The decline of Muslim Empire is usually attributed to foreign invasions. Between 1097 and 1291, European Crusaders fought in the Levant, Cordoba fell to the Spanish Christians in 1236 and the Mongols sacked Baghdad in 1256 (or 1258). Trade routes became insecure and communities turned inward and became self-supplying in feudal isolation. Science and philosophy survived only for a while in scattered pockets. The Muslim lands never truly recovered from the defeat that could be attributed to political fragmentation on the one hand and the end of the climatic optimum on the other.
Harsh climate and the rise of radicalism
The Medieval Warm Period was followed by the Little Ice Age, spanning the period from about 1350 to 1850. In Europe, historians such as Emmanuel le Roy Ladurie and Wolfgang Behringen regard this period as an age of clerical tyranny caused by climate deterioration that made human populations turn to the divine.
In the heart of the Muslim world, the Little Ice Age can be largely equated with the Mamluk era. The Mamluk Dynasties ruled Egypt from 1250 to 1517, and then as a vassal of the Ottoman Empire until 1811. In his book, The Climate of Rebellion in the Early Modern Ottoman Empire, Sam White explains how the cooling climate played a key role in the spiritual and human drama of the Ottoman lands. Mamluk Egypt was more negatively affected because, being a relatively small province, it lacked the necessary resources to compensate for bad harvests by acquiring goods from other parts of the realm. It could hardly be a coincidence, that by the end of the Medieval Warm Period, the age of Islamic tolerance, at least in the Middle East, had come to an end.

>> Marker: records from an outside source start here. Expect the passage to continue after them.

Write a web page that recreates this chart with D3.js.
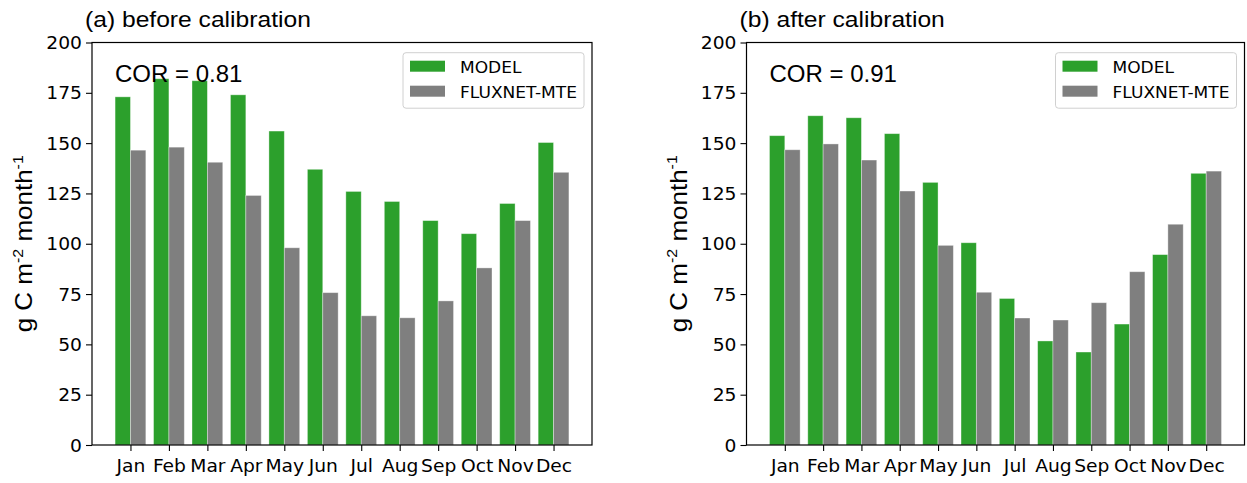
<!DOCTYPE html>
<html>
<head>
<meta charset="utf-8">
<script src="https://cdn.jsdelivr.net/npm/d3@7"></script>
<style>
  html, body { margin: 0; padding: 0; background: #fff; }
  svg { display: block; }
</style>
</head>
<body>
<svg id="chart" width="1247" height="483"></svg>
<script>
// ---------------- data ----------------
const months = ["Jan","Feb","Mar","Apr","May","Jun","Jul","Aug","Sep","Oct","Nov","Dec"];
const modelBefore = [173, 182, 181, 174, 156, 137, 126, 121, 111.5, 105, 120, 150.3];
const fluxBefore  = [146.5, 148, 140.5, 124, 98, 75.7, 64.2, 63.2, 71.6, 88, 111.5, 135.5];
const modelAfter  = [153.7, 163.6, 162.6, 154.7, 130.5, 100.5, 72.8, 51.7, 46.2, 60.1, 94.6, 135.0];
const fluxAfter   = [146.7, 149.6, 141.6, 126.2, 99.2, 75.9, 63.1, 62.1, 70.7, 86.1, 109.7, 136.1];
const yTicks = [0, 25, 50, 75, 100, 125, 150, 175, 200];
const seriesNames = ["MODEL", "FLUXNET-MTE"];
const panelTitles = ["(a) before calibration", "(b) after calibration"];
const corLabels = ["COR = 0.81", "COR = 0.91"];

// ---------------- style ----------------
const GREEN = "#2ca02c", GRAY = "#7f7f7f";
const SX = 1.1; // horizontal stretch of the reference figure text
const svg = d3.select("#chart");

function stext(g, x, y, str, opts) {
  const t = g.append("text")
    .attr("transform", `translate(${x},${y}) scale(${opts.sx || SX},1)` + (opts.rot ? ` rotate(${opts.rot})` : ""))
    .attr("font-family", opts.family || "'DejaVu Sans', sans-serif")
    .attr("font-size", opts.size)
    .attr("fill", opts.fill || "#000")
    .attr("text-anchor", opts.anchor || "start");
  if (typeof str === "string") t.text(str);
  return t;
}

const panels = [
  {x0: 92, x1: 592, model: modelBefore, flux: fluxBefore, title: panelTitles[0], cor: corLabels[0]},
  {x0: 746.5, x1: 1244.5, model: modelAfter, flux: fluxAfter, title: panelTitles[1], cor: corLabels[1]}
];
const yTop = 42.5, yBot = 445;

panels.forEach(p => {
  const g = svg.append("g");
  const x = d3.scaleLinear().domain([-1, 12]).range([p.x0, p.x1]);
  const y = d3.scaleLinear().domain([0, 200]).range([yBot, yTop]);
  const bw = 0.4;

  // bars
  g.append("g").selectAll("rect").data(p.model).join("rect")
    .attr("x", (d, i) => x(i - bw)).attr("width", x(bw) - x(0))
    .attr("y", d => y(d)).attr("height", d => y(0) - y(d))
    .attr("fill", GREEN).attr("stroke", "rgba(255,255,255,0.45)").attr("stroke-width", 0.8);
  g.append("g").selectAll("rect").data(p.flux).join("rect")
    .attr("x", (d, i) => x(i)).attr("width", x(bw) - x(0))
    .attr("y", d => y(d)).attr("height", d => y(0) - y(d))
    .attr("fill", GRAY).attr("stroke", "rgba(255,255,255,0.45)").attr("stroke-width", 0.8);

  // y axis
  const ya = g.append("g").attr("transform", `translate(${p.x0},0)`)
    .call(d3.axisLeft(y).tickValues(yTicks).tickSize(6).tickPadding(0).tickFormat(d3.format("d")));
  ya.select(".domain").remove();
  ya.selectAll(".tick line").attr("stroke", "#000").attr("stroke-width", 1.1);
  ya.selectAll(".tick text")
    .attr("x", null).attr("dy", null)
    .attr("transform", `translate(-10,6) scale(${SX},1)`)
    .attr("font-family", "'DejaVu Sans', sans-serif").attr("font-size", 17).attr("fill", "#000");

  // x axis
  const xa = g.append("g").attr("transform", `translate(0,${yBot})`)
    .call(d3.axisBottom(x).tickValues(d3.range(12)).tickSize(6).tickPadding(0).tickFormat(i => months[i]));
  xa.select(".domain").remove();
  xa.selectAll(".tick line").attr("stroke", "#000").attr("stroke-width", 1.1);
  xa.selectAll(".tick text")
    .attr("y", null).attr("dy", null)
    .attr("transform", `translate(0,26.5) scale(${SX},1)`)
    .attr("font-family", "'DejaVu Sans', sans-serif").attr("font-size", 17).attr("fill", "#000");

  // frame
  g.append("rect").attr("x", p.x0).attr("y", yTop).attr("width", p.x1 - p.x0).attr("height", yBot - yTop)
    .attr("fill", "none").attr("stroke", "#000").attr("stroke-width", 1.2);

  // title
  stext(g, p.x0 - 7, 27, p.title, {family: "'Liberation Sans', Arial, sans-serif", size: 22, sx: 1.12});
  // COR
  stext(g, p.x0 + 23, 82, p.cor, {family: "'Liberation Sans', Arial, sans-serif", size: 24, sx: 1.0});

  // y label
  const yl = stext(g, p.x0 - 60, (yTop + yBot) / 2, null, {family: "'Liberation Sans', Arial, sans-serif", size: 26, sx: 0.95, rot: -90, anchor: "middle"});
  yl.append("tspan").text("g C m");
  yl.append("tspan").attr("font-size", 16).attr("dy", -10).text("-2");
  yl.append("tspan").attr("dy", 10).text(" month");
  yl.append("tspan").attr("font-size", 16).attr("dy", -10).text("-1");

  // legend
  const lx = p.x1 - 8 - 181, ly = 52.7;
  const lg = g.append("g");
  lg.append("rect").attr("x", lx).attr("y", ly).attr("width", 181).attr("height", 55.5)
    .attr("rx", 3).attr("fill", "rgba(255,255,255,0.8)").attr("stroke", "#d0d0d0").attr("stroke-width", 1);
  [GREEN, GRAY].forEach((c, k) => {
    lg.append("rect").attr("x", lx + 7).attr("y", ly + 8 + k * 25).attr("width", 35).attr("height", 11)
      .attr("fill", c);
    stext(lg, lx + 57, ly + 20 + k * 25, seriesNames[k], {size: 15.5, sx: 1.1});
  });
});
</script>
</body>
</html>
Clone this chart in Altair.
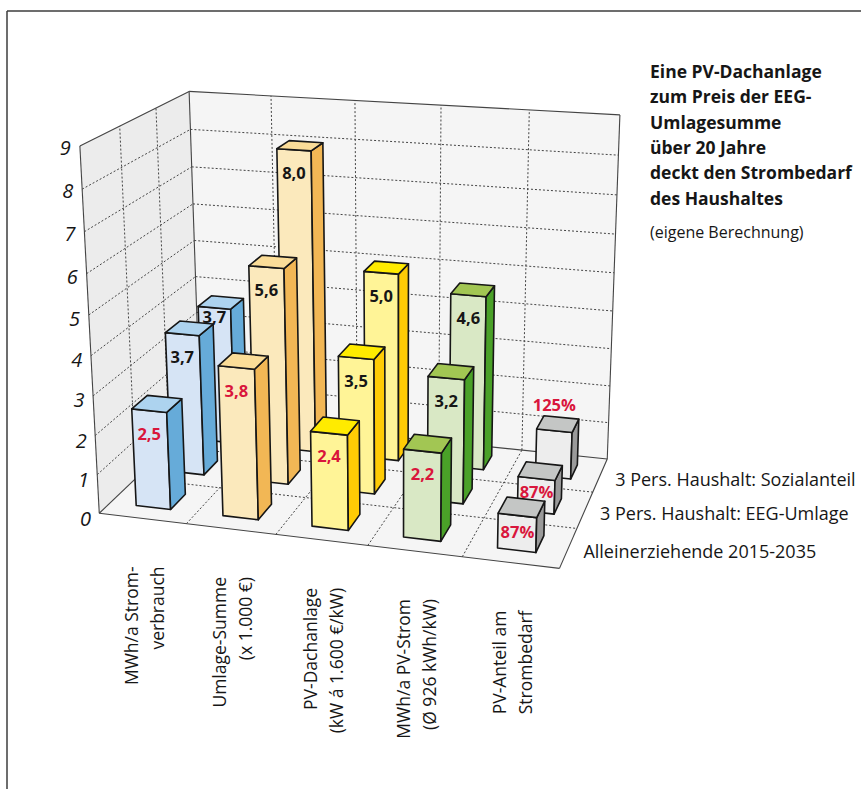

Ibn Taymiyya (661-728/1263-1328) was the perhaps most illustrious religious scholar of the Mamluk period. Taymiyya, regarded by many as the first Salafi, headed a Sunni Muslim purification movement and declared that Muslims who did not profess to his approach of pure Islam were regarded as infidels. The teachings of Ibn Taymiyya were embraced by the Mamluks because he declared Jihad ergo offered religious legitimacy for the wars against the Muslim Mongol invaders and various minorities such as the Druze and Nusayris opposing the Mamluk rule.
While some religious trends were driven by shifts in the status quo of power, others were a direct consequence of climate deterioration. Iraq's agriculture depended on artificial irrigation to a large extent, which called for an efficient administration and public order. After the Mongols established themselves in Iran, Iraq became a poorly administered border province, one consequence being that agriculture declined. In the meantime, the Muslim lands in Egypt were hit by harsh climate. Historic records prove that repeated weather anomalies occurred in Egypt between 1250 and 1500. Rains, hail, floods, heat, drought and wind hit agricultural production, undermining the source of livelihood in rural areas and causing food shortages and higher prices in urban areas. Various climate-related events, often mentioned in the Mamluk chronicles, are definitely a sign of the Little Ice Age and its cold weather. In the year 1374, many people died from cold and starvation. In 1423, there was a siege of rain and cold. Fine mists fell on the crops and many animals perished in the countryside. During the famine of 1293 and 1295, even cannibalism was practiced among the families in Egypt. Climatic stress gave rise to various forms of occultism, eschatological fantasies and even heretical or separatist movements. The worship of self-declared prophets, messiahs and saints became widespread. The number of communal prayer services for deliverance from disasters grew. Gatherings were held to pray for rain, adequate floods from the Nile, and for deliverance from epidemics. Even Ibn Taymiyya supported prayers for rain as being legitimate according to early Islamic traditions.
The end of the Little Ice Age marked a new beginning for Europe. As the climate turned warmer and more suitable for agricultural and industrial production, the Reformation movement emerged which set itself the goal of reducing the unnecessary power of the Church. Individualism was on the rise as the Protestant individual separated himself from the "natural ties" of the community and obedience to divine powers. The climate warming that helped Europe to break with the dark Middle Ages and build a flourishing economy had an exactly opposite impact on the Muslim lands. Warming resulted in water shortages, while droughts meant diminishing harvests. As essential resources remained limited, existing social structures, defined by strong bonds on the familiar, tribal and religious level remained necessary for individual success. At the same time, capacity for extra activities and innovations remained low. When Napoleon arrived to Egypt in 1798, he found Muslim armies equipped with medieval weapons and a traditional society of strong religious identities.